Editorial
By: Vanessa Smith, LPC, LCSW
Stress isn’t new. But the kind of stress people are carrying today. That’s not just pressure, it’s poison.
We live in a time of nonstop noise: unstable economies, job insecurity, strained relationships, and digital burnout. And while society preaches productivity, it rarely talks about the cost. Toxic stress, the chronic kind that grinds away at your physical and mental health, isn’t just a personal issue. It’s a public one.
Toxic stress is silent and slow. It shows up as headaches, fatigue, irritability, insomnia, and anxiety. It erodes performance at work and peace at home. It disconnects us from others and ourselves. In the workplace, toxic stress breeds burnout and resentment. In relationships, it fuels conflict and isolation.

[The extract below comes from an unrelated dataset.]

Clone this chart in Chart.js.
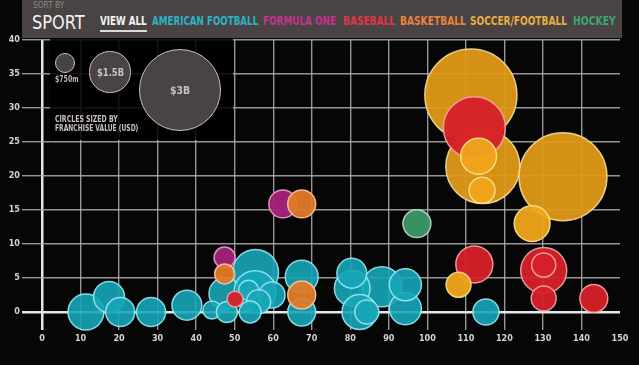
<!DOCTYPE html>
<html>
<head>
<meta charset="utf-8">
<script src="https://cdn.jsdelivr.net/npm/chart.js@4"></script>
<style>
  html, body { margin: 0; padding: 0; background: #060606; }
  #wrap { position: relative; width: 639px; height: 365px; overflow: hidden; }
  #chart { position: absolute; left: 0; top: 0; }
  .lbl { position: absolute; white-space: nowrap; transform-origin: 0 0;
         font-family: "DejaVu Sans Condensed", "Liberation Sans Narrow", sans-serif; }
  #header { position: absolute; left: 22px; top: 0; width: 600px; height: 38px; background: #4a4343; }
  #keybox { position: absolute; left: 50px; top: 38px; width: 183px; height: 102px; background: rgba(0,0,0,0.85); }
  .key { position: absolute; border-radius: 50%; background: #4a4343; border: 1.5px solid #c9c1c1; box-sizing: border-box; }
</style>
</head>
<body>
<div id="wrap">
  <canvas id="chart" width="639" height="365"></canvas>
  <div id="keybox"></div>
  <div id="header"></div>
</div>
<script>
// x / y positions and franchise value (USD billions) per sport
const footballX = [11.4, 17.4, 20.3, 28.3, 37.6, 55.4, 47.5, 55.3, 59.7, 53.6, 56.2, 44.1, 48.0, 54.0, 67.4, 67.4, 88.2, 80.5, 80.4, 94.3, 94.3, 82.4, 84.3, 115.2];
const footballY = [0, 2.2, 0, 0, 1.0, 5.8, 2.7, 3.0, 2.5, 3.2, 1.5, 0.3, 0, 0, 5.2, 0, 3.7, 3.5, 5.7, 0.5, 4.0, 0, 0, 0];
const footballValue = [1.31, 1.13, 1.06, 1.06, 1.09, 1.68, 1.17, 1.53, 0.95, 0.73, 0.88, 0.66, 0.77, 0.8, 1.2, 1.02, 1.46, 1.3, 1.09, 1.17, 1.17, 1.28, 0.88, 0.95];

const formulaOneX = [62.5, 47.4];
const formulaOneY = [15.9, 8.0];
const formulaOneValue = [1.02, 0.77];

const basketballX = [67.4, 47.4, 67.4];
const basketballY = [15.9, 5.6, 2.5];
const basketballValue = [1.02, 0.73, 1.02];

const baseballX = [112.2, 112.2, 130.2, 130.2, 130.2, 143.2, 50.1];
const baseballY = [27.1, 7.0, 6.1, 6.9, 2.0, 2.0, 1.9];
const baseballValue = [2.26, 1.35, 1.68, 0.88, 0.91, 1.02, 0.58];

const soccerX = [111.3, 114.4, 135.2, 127.2, 108.1, 113.3, 114.2];
const soccerY = [31.9, 21.4, 19.9, 13.0, 4.0, 22.9, 17.9];
const soccerValue = [3.36, 2.70, 3.21, 1.31, 0.91, 1.31, 0.95];

const hockeyX = [97.3];
const hockeyY = [13.0];
const hockeyValue = [1.02];

const sports = ["AMERICAN FOOTBALL", "FORMULA ONE", "BASEBALL", "BASKETBALL", "SOCCER/FOOTBALL", "HOCKEY"];
const keyValues = [0.75, 1.5, 3];
const keyLabels = ["$750m", "$1.5B", "$3B"];
const xTicks = [0, 10, 20, 30, 40, 50, 60, 70, 80, 90, 100, 110, 120, 130, 140, 150];
const yTicks = [0, 5, 10, 15, 20, 25, 30, 35, 40];

const PX_PER_BILLION = 13.7;

function points(xs, ys, vals, keep) {
  const out = [];
  xs.forEach((x, i) => {
    if (!keep || keep(vals[i])) out.push({ x: x, y: ys[i], r: vals[i] * PX_PER_BILLION });
  });
  return out;
}

function bubbles(label, data, fill, stroke, order) {
  return { label: label, data: data, backgroundColor: fill, borderColor: stroke,
           borderWidth: 1.5, clip: false, order: order };
}

const grey = "rgba(175,175,175,0.85)";
const axisLine = "#e6e6e6";

new Chart(document.getElementById("chart"), {
  type: "bubble",
  data: {
    datasets: [
      bubbles("Soccer", points(soccerX, soccerY, soccerValue, v => v >= 1.5), "rgba(222,154,22,0.95)", "rgba(245,220,150,0.9)", 7),
      bubbles("American football", points(footballX, footballY, footballValue), "rgba(22,166,184,0.9)", "rgba(150,232,240,0.9)", 6),
      bubbles("Formula One", points(formulaOneX, formulaOneY, formulaOneValue), "rgba(165,34,122,0.95)", "rgba(235,160,205,0.9)", 5),
      bubbles("Basketball", points(basketballX, basketballY, basketballValue), "rgba(226,122,40,0.95)", "rgba(248,200,160,0.9)", 4),
      bubbles("Baseball", points(baseballX, baseballY, baseballValue), "rgba(214,32,40,0.95)", "rgba(242,165,165,0.9)", 3),
      bubbles("Soccer", points(soccerX, soccerY, soccerValue, v => v < 1.5), "rgba(240,165,26,0.95)", "rgba(250,225,140,0.9)", 2),
      bubbles("Hockey", points(hockeyX, hockeyY, hockeyValue), "rgba(60,152,106,0.95)", "rgba(185,225,200,0.9)", 1)
    ]
  },
  options: {
    responsive: false,
    animation: false,
    layout: { autoPadding: false, padding: { top: 40, right: 19, left: 0, bottom: 0 } },
    plugins: { legend: { display: false }, tooltip: { enabled: false } },
    scales: {
      x: {
        type: "linear", min: 0, max: 150,
        afterFit: s => { s.height = 53; },
        afterBuildTicks: s => { s.ticks = xTicks.map(v => ({ value: v })); },
        border: { display: false },
        grid: {
          tickLength: 18, lineWidth: c => (c.tick && c.tick.value === 0 ? 2.5 : 1.4),
          color: c => (c.tick && c.tick.value === 0 ? axisLine : (c.tick && c.tick.value === 150 ? "rgba(0,0,0,0)" : grey))
        },
        ticks: { autoSkip: false, maxRotation: 0, padding: 3, color: "#d4d4d4",
                 font: { family: "DejaVu Sans Condensed", size: 9, weight: "bold" } }
      },
      y: {
        type: "linear", min: 0, max: 40,
        afterFit: s => { s.width = 42; },
        afterBuildTicks: s => { s.ticks = yTicks.map(v => ({ value: v })); },
        border: { display: false },
        grid: {
          tickLength: 20, lineWidth: c => (c.tick && c.tick.value === 0 ? 2.5 : 1.4),
          color: c => (c.tick && c.tick.value === 0 ? axisLine : grey)
        },
        ticks: { padding: 2, color: "#d4d4d4",
                 font: { family: "DejaVu Sans Condensed", size: 9, weight: "bold" } }
      }
    }
  }
});

// header bar with sport filters
const header = document.getElementById("header");
function addText(parent, text, left, top, size, color, width, weight) {
  const d = document.createElement("div");
  d.className = "lbl";
  d.textContent = text;
  d.style.left = left + "px";
  d.style.top = top + "px";
  d.style.fontSize = size + "px";
  d.style.color = color;
  d.style.fontWeight = weight || "bold";
  parent.appendChild(d);
  if (width) d.style.transform = "scaleX(" + (width / d.scrollWidth) + ")";
  return d;
}
addText(header, "SORT BY", 11, 1, 8, "#8f8686", 31, "normal");
addText(header, "SPORT", 10, 11, 19, "#f2f2f2", 53, "normal");
addText(header, "VIEW ALL", 78, 14, 12, "#f4f4f4", 47);
const bar = document.createElement("div");
bar.style.cssText = "position:absolute;left:78px;top:30px;width:47px;height:2px;background:#dcdcdc";
header.appendChild(bar);

const sportColors = ["#2ab3c4", "#c2338f", "#e0344e", "#e8823f", "#e8ad45", "#3fa571"];
const sportLeft = [130, 241, 321, 378, 448, 551];
const sportWidth = [106, 73, 52, 66, 97, 43];
sports.forEach((s, i) => addText(header, s, sportLeft[i], 14, 12, sportColors[i], sportWidth[i]));

// size key
const box = document.getElementById("keybox");
const keyCentres = [[15, 25], [60, 34], [130, 52]];
keyValues.forEach((v, i) => {
  const r = v * PX_PER_BILLION;
  const c = document.createElement("div");
  c.className = "key";
  c.style.left = (keyCentres[i][0] - r) + "px";
  c.style.top = (keyCentres[i][1] - r) + "px";
  c.style.width = (2 * r) + "px";
  c.style.height = (2 * r) + "px";
  box.appendChild(c);
});
addText(box, keyLabels[0], 5, 37, 8, "#bdb5b5", 24);
addText(box, keyLabels[1], 47, 29, 10, "#c9c1c1", 27);
addText(box, keyLabels[2], 120, 46, 11, "#c9c1c1", 20);
addText(box, "CIRCLES SIZED BY", 5, 77, 8, "#c9c1c1", 63);
addText(box, "FRANCHISE VALUE (USD)", 5, 86, 8, "#c9c1c1", 83);
</script>
</body>
</html>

Financially, it traps people in cycles of shame, fear, and exhaustion.
We’ve normalized suffering in silence. We glamorize “grind culture” while ignoring the toll it takes. We tell people to “push through” instead of giving them tools to pause and recover. That has to change.
As a society, we need to stop treating stress like a badge of honor. Employers must create environments that support mental health, not just with policies, but with real culture shifts. Schools should be teaching stress regulation as early as math. Healthcare must treat stress not as a symptom, but as a root cause.
And individually? We need to start listening to our bodies, honoring our limits, and letting go of the idea that rest is weakness.
This is not a call for coddling. It’s a call for realism. Chronic stress is linked to heart disease, depression, addiction, and early death. It's not a phase, it's a warning.
We can’t avoid all stress. But we can change how we handle it. That starts with awareness, honesty, and the courage to say: enough is enough.